24. Seton Hall: Guard Myles Powell (23 points per game) leads a stout returning core for the Pirates, who should challenge for the Big East title.
23. Texas Tech: Jarrett Culver has played his way into the Lottery, so we’ll assume he’s leaving. Two other important pieces of Red Raiders’ roster are moving on, as well: Tariq Owens and Matt Mooney. The rebuild begins for coach Chris Beard, whose track record suggest the process will be swift.
22. Washington: Sure, the Huskies were hammered by the expiration of eligibility clocks, but there is hope: If Jaylen Nowell returns — and his NBA projections aren’t ideal — then the Huskies just might maintain their momentum. Nowell and 5-star big man Isaiah Stewart would be a dynamite duo.
21. Utah State: Sam Merrill leads an experienced group for second-year coach Craig Smith, who worked wonders in his first season in Logan. The Aggies might be even better in ’20 than they were this season.
20. Florida State: The Seminoles had two double-digit scorers, and one of them, Terance Mann, was a senior.
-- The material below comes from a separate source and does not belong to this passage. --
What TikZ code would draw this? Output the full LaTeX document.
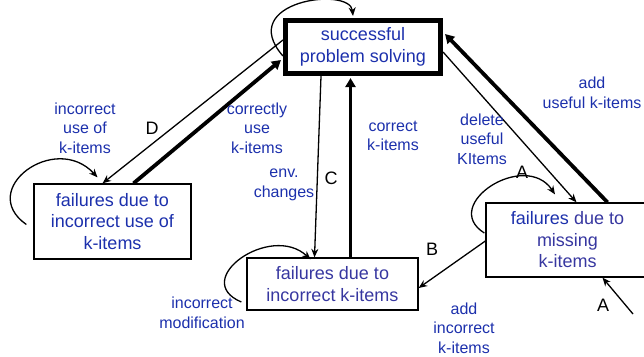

Mfiondu Kabengele will need help, and lots of it, in order for FSU to avoid a major backslide.
19. VCU: The Rams won 25 games and the A-10 and should be markedly better next season with four double-digit scorers returning.
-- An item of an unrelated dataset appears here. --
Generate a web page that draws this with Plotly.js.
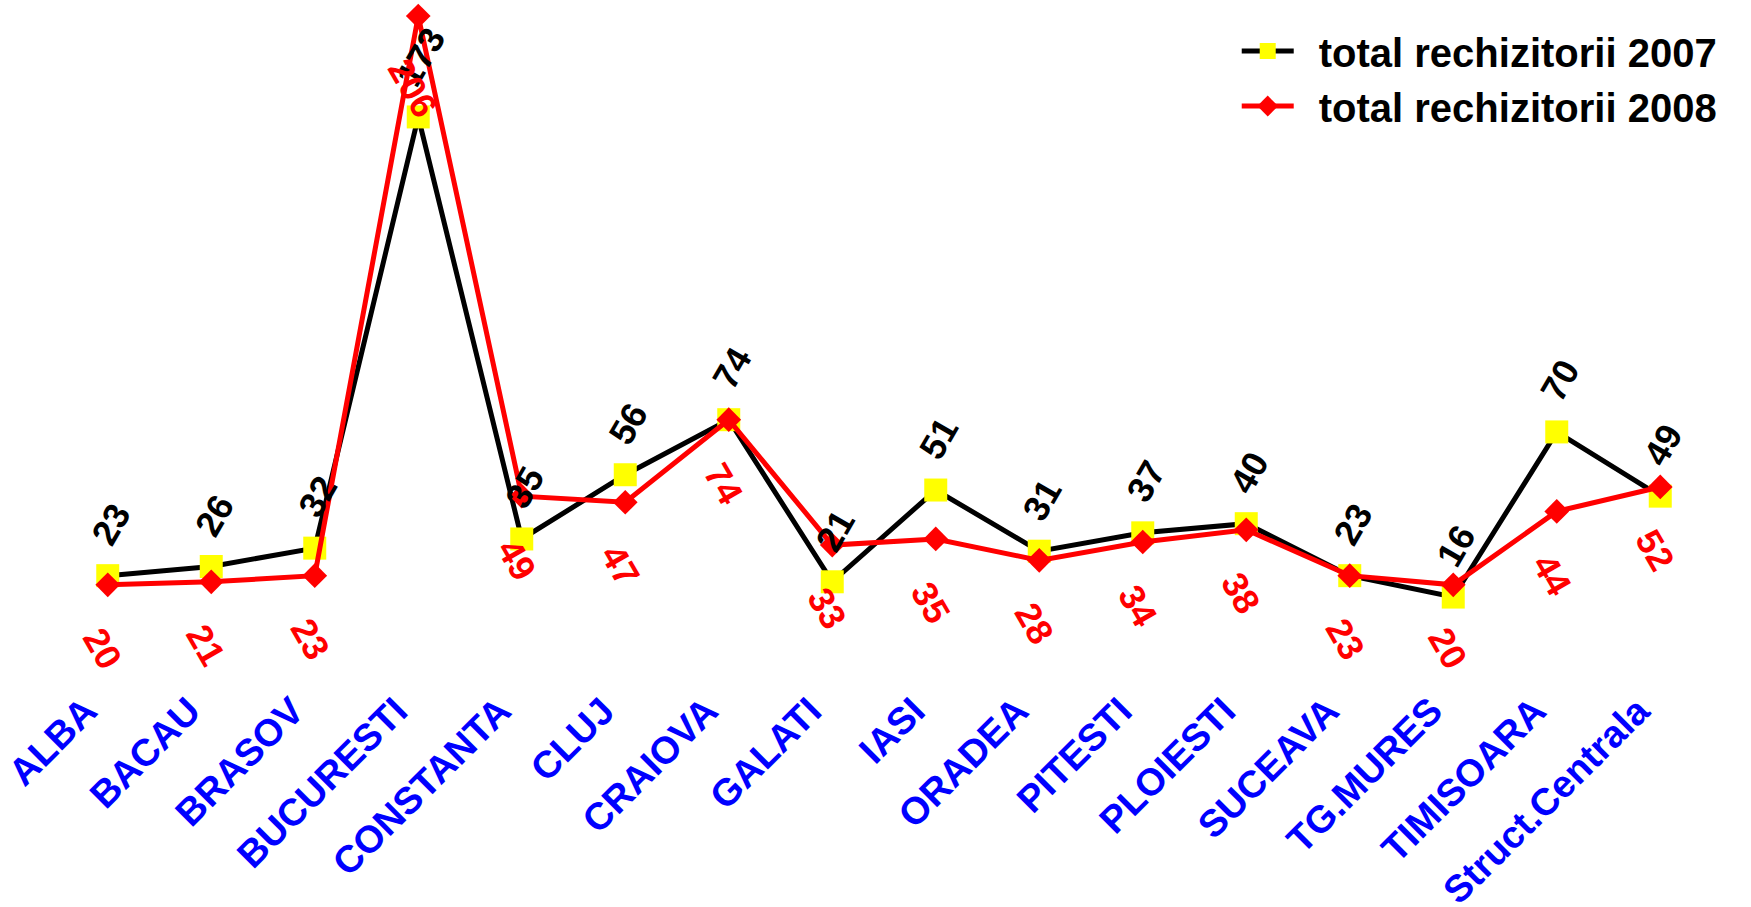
<!DOCTYPE html>
<html><head><meta charset="utf-8">
<script src="https://cdn.plot.ly/plotly-3.0.1.min.js"></script>
<style>html,body{margin:0;padding:0;background:#fff}#chart{width:1751px;height:907px}</style>
</head><body><div id="chart"></div>
<script>
const categories = ['ALBA','BACAU','BRASOV','BUCURESTI','CONSTANTA','CLUJ','CRAIOVA','GALATI','IASI','ORADEA','PITESTI','PLOIESTI','SUCEAVA','TG.MURES','TIMISOARA','Struct.Centrala'];
const rechizitorii2007 = [23,26,32,173,35,56,74,21,51,31,37,40,23,16,70,49];
const rechizitorii2008 = [20,21,23,206,49,47,74,33,35,28,34,38,23,20,44,52];
const seriesNames = ['total rechizitorii 2007','total rechizitorii 2008'];

const FONT = 'Liberation Sans, Arial, Helvetica, sans-serif';
const LBL = 36;
const LEGEND_PAD = '\u2002';

const traces = [
  {type:'scatter', mode:'lines+markers', x:categories, y:rechizitorii2007, name:LEGEND_PAD + seriesNames[0], legendgroup:'a',
   line:{color:'#000000', width:5}, marker:{symbol:'square', size:23, color:'#ffff00', line:{width:0}}, cliponaxis:false},
  {type:'scatter', mode:'lines+markers', x:categories, y:rechizitorii2008, name:LEGEND_PAD + seriesNames[1], legendgroup:'b',
   line:{color:'#ff0000', width:5}, marker:{symbol:'diamond', size:19, color:'#ff0000', line:{width:0}}, cliponaxis:false}
];

function halfLen(s){ return s.length*0.556*LBL/2; }
const annotations = [];
categories.forEach((c,i)=>{
  const s = String(rechizitorii2007[i]);
  annotations.push({x:c, y:rechizitorii2007[i], xref:'x', yref:'y', text:s, showarrow:false, textangle:-60,
    font:{family:FONT, size:LBL, color:'#000000', weight:'bold'}, xanchor:'center', yanchor:'middle',
    xshift:3, yshift:34 + halfLen(s)*Math.sin(Math.PI/3)});
});
categories.forEach((c,i)=>{
  const s = String(rechizitorii2008[i]);
  annotations.push({x:c, y:rechizitorii2008[i], xref:'x', yref:'y', text:s, showarrow:false, textangle:60,
    font:{family:FONT, size:LBL, color:'#ff0000', weight:'bold'}, xanchor:'center', yanchor:'middle',
    xshift:-5, yshift:-(46 + halfLen(s)*Math.sin(60*Math.PI/180))});
});

const layout = {
  width:1751, height:907,
  margin:{l:56, r:39, t:16, b:261},
  paper_bgcolor:'#ffffff', plot_bgcolor:'#ffffff',
  showlegend:true,
  legend:{x:0.713, y:0.996, xanchor:'left', yanchor:'top', bgcolor:'rgba(0,0,0,0)',
    font:{family:FONT, size:40, color:'#000000', weight:'bold'}, itemwidth:52, traceorder:'normal', tracegroupgap:4},
  xaxis:{type:'category', range:[-0.5,15.5], autorange:false, showgrid:false, zeroline:false, showline:false,
    ticks:'', tickangle:-45, ticklabelstandoff:34, ticklabelshift:-22,
    tickfont:{family:FONT, size:38, color:'#0000ff', weight:'bold'}},
  yaxis:{range:[0,206], autorange:false, visible:false, showgrid:false, zeroline:false},
  annotations:annotations
};

Plotly.newPlot('chart', traces, layout, {displayModeBar:false, staticPlot:true});
</script>
</body></html>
18. Maryland: If Anthony Cowan returns, this just might be Mark Turgeon’s best team, and there have been more good ones than you might think. (But no elite ones.)
17. Cincinnati: The top-three scorers are expected back, led by Jarron Cumberland (one of the top players in the AAC). And it looks like coach Mick Cronin will join them.
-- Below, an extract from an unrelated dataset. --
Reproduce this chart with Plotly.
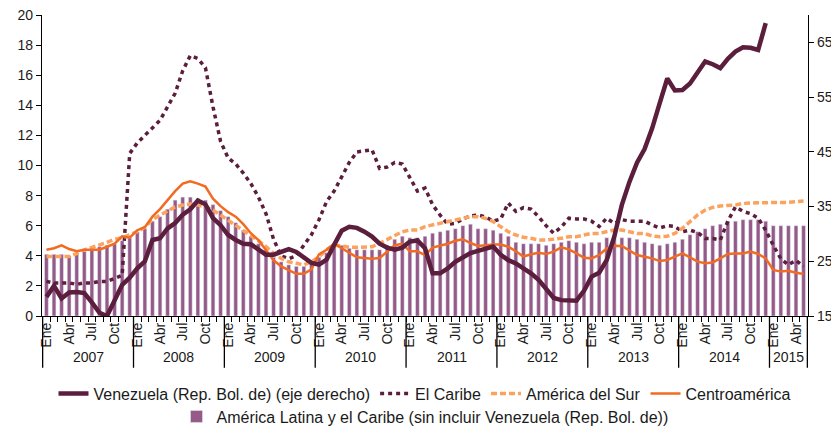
import plotly.graph_objects as go

# Eje temporal: enero 2007 a mayo 2015
meses = ['Ene', 'Feb', 'Mar', 'Abr', 'May', 'Jun', 'Jul', 'Ago', 'Sep', 'Oct', 'Nov', 'Dic']
años = [2007, 2008, 2009, 2010, 2011, 2012, 2013, 2014, 2015]
meses_por_año = [12, 12, 12, 12, 12, 12, 12, 12, 5]
meses_rotulados = ['Ene', 'Abr', 'Jul', 'Oct']

# América Latina y el Caribe (sin incluir Venezuela), eje izquierdo
alc = [4.1, 4.1, 4.1, 4.0, 4.1, 4.3, 4.4, 4.6, 4.7, 4.8, 5.0, 5.2,
       5.6, 5.8, 6.3, 6.6, 7.1, 7.7, 7.9, 7.9, 7.8, 7.7, 7.4, 7.0,
       6.6, 6.2, 5.7, 5.3, 4.8, 4.4, 3.9, 3.6, 3.4, 3.3, 3.3, 3.5,
       3.9, 4.2, 4.6, 4.7, 4.5, 4.4, 4.4, 4.4, 4.4, 4.7, 5.1, 5.3,
       5.2, 5.2, 5.3, 5.5, 5.6, 5.7, 5.8, 6.0, 6.1, 5.8, 5.8, 5.7,
       5.5, 5.3, 4.9, 4.8, 4.8, 4.8, 4.7, 4.8, 4.9, 5.0, 4.9, 4.8,
       4.9, 4.9, 5.2, 5.2, 5.2, 5.2, 5.1, 4.9, 4.8, 4.7, 4.8, 4.9,
       5.1, 5.4, 5.6, 5.8, 6.0, 6.1, 6.3, 6.3, 6.4, 6.4, 6.4, 6.3,
       6.0, 6.0, 6.0, 6.0, 6.0]

# Venezuela (Rep. Bol. de), eje derecho
venezuela = [18.5, 20.5, 18.2, 19.3, 19.4, 19.2, 17.5, 15.6, 15.0, 17.8, 20.7, 22.0,
             23.7, 25.0, 28.9, 29.2, 31.0, 32.0, 33.5, 34.5, 36.1, 35.4, 32.9, 31.6,
             29.8, 28.9, 28.2, 28.1, 27.1, 26.2, 26.2, 26.8, 27.2, 26.7, 25.8, 24.7,
             24.4, 25.3, 28.0, 30.6, 31.3, 31.1, 30.4, 29.5, 28.2, 27.5, 27.1, 27.5,
             28.6, 28.8, 27.4, 22.8, 22.8, 23.7, 24.9, 25.8, 26.5, 26.9, 27.4, 27.7,
             26.2, 25.2, 24.6, 23.7, 22.8, 21.6, 20.0, 18.3, 17.9, 17.9, 17.8, 19.6,
             22.2, 22.9, 25.2, 29.5, 35.3, 39.5, 43.0, 45.5, 49.3, 53.9, 58.4, 56.2,
             56.3, 57.5, 59.5, 61.5, 61.0, 60.3, 62.0, 63.3, 64.1, 64.0, 63.6, 68.5,
             None, None, None, None, None]

el_caribe = [2.3, 2.2, 2.2, 2.2, 2.1, 2.2, 2.2, 2.3, 2.3, 2.5, 2.7, 10.8,
             11.5, 12.0, 12.5, 13.0, 13.9, 14.8, 16.3, 17.3, 17.1, 16.5, 13.9, 11.6,
             10.5, 10.1, 9.5, 8.8, 7.9, 6.8, 5.1, 4.0, 3.8, 4.0, 4.7, 5.4,
             6.4, 7.6, 8.3, 9.2, 10.2, 10.9, 11.0, 11.05, 9.8, 9.9, 10.2, 10.1,
             9.2, 8.3, 8.5, 7.4, 6.7, 6.1, 6.15, 6.45, 6.65, 6.7, 6.6, 6.3,
             6.45, 7.5, 6.95, 7.2, 7.1, 6.6, 6.0, 5.5, 5.9, 6.5, 6.45, 6.45,
             6.3, 5.95, 6.5, 6.15, 6.4, 6.3, 6.3, 6.3, 6.05, 5.85, 6.0, 5.95,
             5.6, 5.7, 5.55, 5.15, 5.15, 5.05, 6.3, 7.25, 6.95, 6.8, 6.5, 5.7,
             4.7, 3.8, 3.4, 3.7, 3.3]

america_del_sur = [3.95, 3.95, 3.9, 3.95, 4.15, 4.4, 4.55, 4.7, 4.9, 5.1, 5.2, 5.4,
                   5.6, 5.9, 6.4, 6.7, 7.0, 7.25, 7.37, 7.44, 7.37, 7.26, 7.04, 6.71,
                   6.38, 6.05, 5.71, 5.38, 5.0, 4.61, 4.16, 3.83, 3.6, 3.5, 3.4, 3.6,
                   3.94, 4.4, 4.72, 4.65, 4.56, 4.56, 4.56, 4.6, 4.83, 5.1, 5.32, 5.6,
                   5.71, 5.71, 5.94, 6.05, 6.16, 6.27, 6.38, 6.49, 6.6, 6.6, 6.49, 6.27,
                   5.94, 5.6, 5.38, 5.23, 5.16, 5.05, 5.05, 5.1, 5.16, 5.27, 5.27, 5.38,
                   5.49, 5.49, 5.6, 5.71, 5.71, 5.6, 5.49, 5.49, 5.32, 5.27, 5.3, 5.49,
                   5.83, 6.27, 6.71, 7.04, 7.22, 7.31, 7.35, 7.38, 7.48, 7.53, 7.53, 7.53,
                   7.53, 7.55, 7.55, 7.6, 7.64]

centroamerica = [4.4, 4.5, 4.7, 4.45, 4.3, 4.4, 4.4, 4.4, 4.6, 4.8, 5.3, 5.2,
                 5.7, 5.9, 6.6, 7.1, 7.7, 8.3, 8.8, 8.95, 8.8, 8.6, 7.8, 7.3,
                 6.9, 6.6, 6.1, 5.5, 5.05, 4.4, 3.7, 3.3, 3.05, 2.8, 2.8, 3.1,
                 4.1, 4.4, 4.8, 4.5, 4.15, 3.9, 3.85, 3.8, 3.85, 4.3, 4.7, 4.8,
                 4.3, 4.3, 4.05, 4.55, 4.65, 4.8, 5.0, 5.1, 4.85, 4.65, 4.7, 4.75,
                 4.75, 4.6, 4.3, 3.95, 4.1, 4.2, 4.12, 4.28, 4.56, 4.43, 4.16, 3.87,
                 3.83, 4.05, 4.5, 4.67, 4.65, 4.34, 4.05, 3.94, 3.83, 3.65, 3.72, 3.94,
                 4.16, 3.9, 3.61, 3.5, 3.56, 3.83, 4.12, 4.16, 4.16, 4.28, 4.12, 3.83,
                 3.06, 2.95, 3.0, 2.88, 2.79]

# Categorías del eje x y rótulos
categorias = []
rotulos = []
años_cat = []
for año, n in zip(años, meses_por_año):
    for m in meses[:n]:
        categorias.append(f'{m} {año}')
        rotulos.append(m if m in meses_rotulados else '')
        años_cat.append(año)

color_vzla = '#5B1E3C'
fuente = 'Liberation Sans, Arial, sans-serif'

fig = go.Figure()

fig.add_trace(go.Bar(
    x=categorias, y=alc,
    name='América Latina y el Caribe (sin incluir Venezuela (Rep. Bol. de))',
    marker_color='#955A88', width=0.5,
    legend='legend2'
))

fig.add_trace(go.Scatter(
    x=categorias, y=venezuela,
    name='Venezuela (Rep. Bol. de) (eje derecho)',
    mode='lines', yaxis='y2',
    line=dict(color=color_vzla, width=4.5)
))

fig.add_trace(go.Scatter(
    x=categorias, y=el_caribe,
    name='El Caribe', mode='lines',
    line=dict(color=color_vzla, width=3.5, dash='4px,4px')
))

fig.add_trace(go.Scatter(
    x=categorias, y=america_del_sur,
    name='América del Sur', mode='lines',
    line=dict(color='#FBA35E', width=3.5, dash='6px,3px')
))

fig.add_trace(go.Scatter(
    x=categorias, y=centroamerica,
    name='Centroamérica', mode='lines',
    line=dict(color='#F26B22', width=2.5)
))

# Separadores y rótulos de años
formas = []
anotaciones = []
for año in años:
    idx = [i for i, a in enumerate(años_cat) if a == año]
    formas.append(dict(type='line', xref='x', yref='paper',
                       x0=idx[0] - 0.5, x1=idx[0] - 0.5, y0=0, y1=-0.172,
                       line=dict(color='black', width=1.3)))
    anotaciones.append(dict(x=(idx[0] + idx[-1]) / 2, y=-0.137, xref='x', yref='paper',
                            text=str(año), showarrow=False, yanchor='middle',
                            font=dict(size=14, family=fuente, color='#1a1a1a')))
formas.append(dict(type='line', xref='x', yref='paper',
                   x0=len(categorias) - 0.5, x1=len(categorias) - 0.5, y0=0, y1=-0.172,
                   line=dict(color='black', width=1.3)))

# La página añade 8 px de margen al cuerpo: la figura se reduce en la misma medida
fig.update_layout(
    width=831, height=423,
    margin=dict(l=34, r=31, t=7, b=115, autoexpand=False),
    plot_bgcolor='white', paper_bgcolor='white',
    font=dict(family=fuente, size=14, color='#1a1a1a'),
    showlegend=True,
    xaxis=dict(
        type='category', tickmode='array', tickvals=categorias, ticktext=rotulos,
        tickangle=-90, tickson='boundaries', ticks='outside', ticklen=5,
        tickcolor='black', showline=True, linecolor='black', linewidth=1.3,
        showgrid=False, tickfont=dict(size=14), automargin=False
    ),
    yaxis=dict(
        range=[0, 20], tickmode='array', tickvals=list(range(0, 21, 2)),
        ticks='outside', ticklen=5, tickcolor='black', ticklabeloverflow='allow',
        showline=True, linecolor='black', linewidth=1.3, showgrid=False,
        zeroline=False, tickfont=dict(size=14), automargin=False
    ),
    yaxis2=dict(
        overlaying='y', side='right', range=[15, 70],
        tickvals=[15, 25, 35, 45, 55, 65], ticks='outside', ticklen=5,
        tickcolor='black', showline=True, linecolor='black', linewidth=1.3,
        showgrid=False, zeroline=False, tickfont=dict(size=14), automargin=False
    ),
    legend=dict(orientation='h', x=0.5, xanchor='center',
                y=-0.258, yanchor='middle', bgcolor='rgba(0,0,0,0)',
                font=dict(size=16), itemwidth=30),
    legend2=dict(orientation='h', x=0.5, xanchor='center',
                 y=-0.334, yanchor='middle', bgcolor='rgba(0,0,0,0)',
                 font=dict(size=16), itemwidth=30),
    shapes=formas,
    annotations=anotaciones,
    bargap=0.5
)

fig.write_html("out.html")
16. LSU: Naz Reid and Tremont Waters are gone — they hired agents — and coach Will Wade probably is, too. (He hired an attorney.) But guard Javonte Smart is expected to return, ensuring the Tigers remain a contender in the rugged SEC.
15. Iowa: The top-four scorers are due back for the Hawkeyes, who should gain ground in the Big Ten considering their retention rate and the departures elsewhere in the conference.
14. Houston: Top scorer Corey David Jr. departs, but coach Kelvin Sampson has plenty of experience to lean on as he counts the dollars in his whopper of a new contract.
13. Villanova: Phil Booth and Eric Paschall are gone, but there’s no chance the Hotline is picking a Jay Wright team outside the top 20, especially one with a loaded recruiting class on the way.
12. Oregon: If everything breaks right, Kenny Wooten, Payton Pritchard and Louis King return and the Ducks are a top-10 team. If they all leave, the Ducks aren’t a top-25 team. We split the difference and await the decisions.
11. North Carolina: Cam Johnson, Luke Maye and Kenny Williams are seniors, while Coby White and Nassir Little have declared for the draft. That doesn’t leave much behind, even for this program.
10. Gonzaga: We know Josh Perkins is leaving, and we can assume Rui Hachimura will enter the draft. If Brandon Clarke returns to join Zach Norvell, Corey Kispert and whichever future stars Mark Few has tucked away, the Bulldogs should be a load, again.
9. Kentucky: The Wildcats used to be the toughest roster to project because of all the one-and-dones, but Duke has joined them in that regard. We’re figuring PJ Washington has played his last game, and Reid Travis has, for sure. What remains, and what’s arriving, should work just fine.
8. Kansas: The forgettable season by KU’s standards should give way to a return to the elite level, although potential FBI/NCAA fallout could force a revision of this forecast.
7. Tennessee: Admiral Schofield departs, and Jordan Bone has declared for the draft, but it’s entirely possible that the rest of the double-digit scorers will return, including the Vols’ engine, Grant Williams.
6. Marquette: As of now, Marquette projects to return its top-six scorers from a team that won 24 games. If the masterful Markus Howard (25 ppg) heads to the NBA, we’ll revise.
5. Auburn: We’re not ready to project the Tigers as a Final Four team, but with four of the top-five scorers due back — only Bryce Brown departs — they should be playing the second weekend of the tournament, at least.
4. Duke: All the guys who got zero attention, which is everyone not named Zion Williamson or RJ Barrett, are due back for the Blue Devils, who add the No. 3-rated player in the country in Vernon Carey. Won’t be as good as they were but should still better than 340-something teams.
3. Michigan: Charles Matthews was an important piece of the Wolverines’ success. He was also their only senior. (Ignas Brazdeikis can’t possible turn pro, can he?) Make way for another run at the Big Ten title and the Final Four. #basketballschool.
2. Michigan State: It all depends on Cassius Winston. If he turns pro, the Spartans will take a step back. If Winston returns, MSU could well be the preseason No. 1. Tom Izzo’s group is a year ahead of schedule.
1. Virginia: Expect De’Andre Hunter to depart, but Kyle Guy, Ty Jerome, Mamadi Diakite, Kihei Clark, Braxton Key — they’re all scheduled to return. The top of the ACC is like no place else.